Nineteenth century France was an age in which these links between poetry and image were particularly deepened and renewed, with a substantial role played by Stéphane Mallarmé. A friend of Édouard Manet’s, he famously championed the painter in his 1874 article and they subsequently collaborated on two seminal works, an 1875 French translation of The Raven, and the 1876 L’après-midi d’un faune (The Afternoon of a Faun). In the same year, Mallarmé even posed for a renowned portrait by the painter. Un coup de dés jamais n'abolira le hasard (A Roll of the Dice Will Never Abolish Chance) was a landmark work both for him and for the history of concrete poetry. His poetry oeuvre pioneered numerous new possibilities in the space between works to be seen and works to be read, from text about paintings, to poems built out of images themselves. Having said that, after Mallarmé’s time, the relationship between poetry and image changed dramatically.

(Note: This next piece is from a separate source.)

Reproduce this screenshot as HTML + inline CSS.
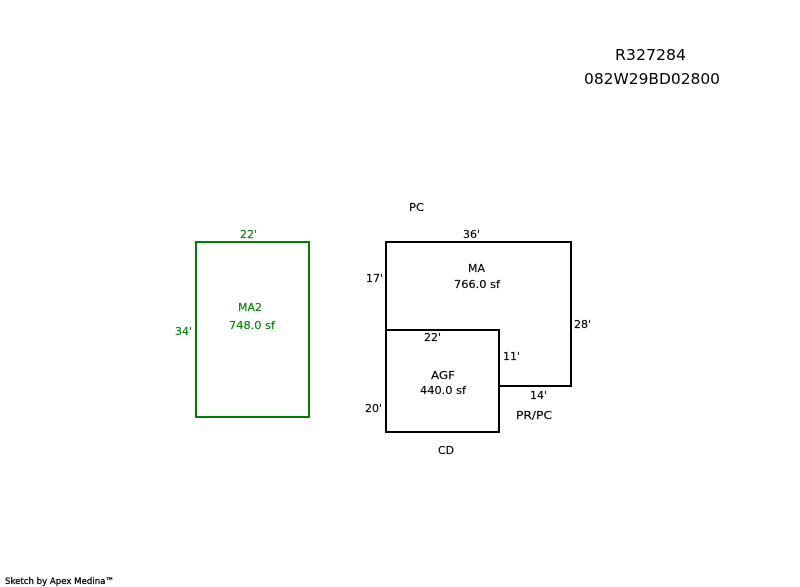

Images within the text came to no longer mean just illustrations, and poets played considerably with typography and the use of white space on the page.
 
Part I of the book takes Mallarmé as its theme. Atsushi Miura approaches the study of the topic from the perspective of Manet. Hélène Campaignolle-Catel shows the enormous impact Mallarmé’s poetic works have had specifically on books of poetry, down to the present day.
 
In Part II, Marianne Simon-Oikawa provides a study of twentieth century poet Pierre Albert-Birot. Next, Gaëlle Théval introduces us to Jean-François Bory, one of the poets who continue to explore a wide range of creative methods that include collage, photomontage, and readymade objects, even today.
 
On the theme of how the coexistence of text and images is not limited to illustration, in Part III Masao Suzuki analyzes the case of Ghérasim Luca, while Madoka Taniguchi delves into Roger de la Fresnaye’s posthumously published studies of Rimbaud’s Illuminations.
 
Serge Linarès points out in Part IV how Pablo Picasso had misgivings about illustration, and Fumio Chiba examines the series of portraits the painter made of Michel Leiris.
 
The book closes with a chapter that looks into poets who think about or play with images. Masanori Tsukamoto provides an examination of Paul Valéry’s conception of photography. Carole Aurouet writes about how Jacques Prévert made collages that utterly alter the original meaning of the images of which they are composed.
 
Like E o kaku (Writing Images, Suiseisha, 2012), this book presents the results of a research project conducted between April 2011 and March 2014, made possible by support from the Japan Society for the Promotion of Science. It was followed by Text and Image – A Tribute to Anne-Marie Christin (Tekisuto to imêji – Annu-Marî Kurisutan he no omâju, Suiseisha) in 2018.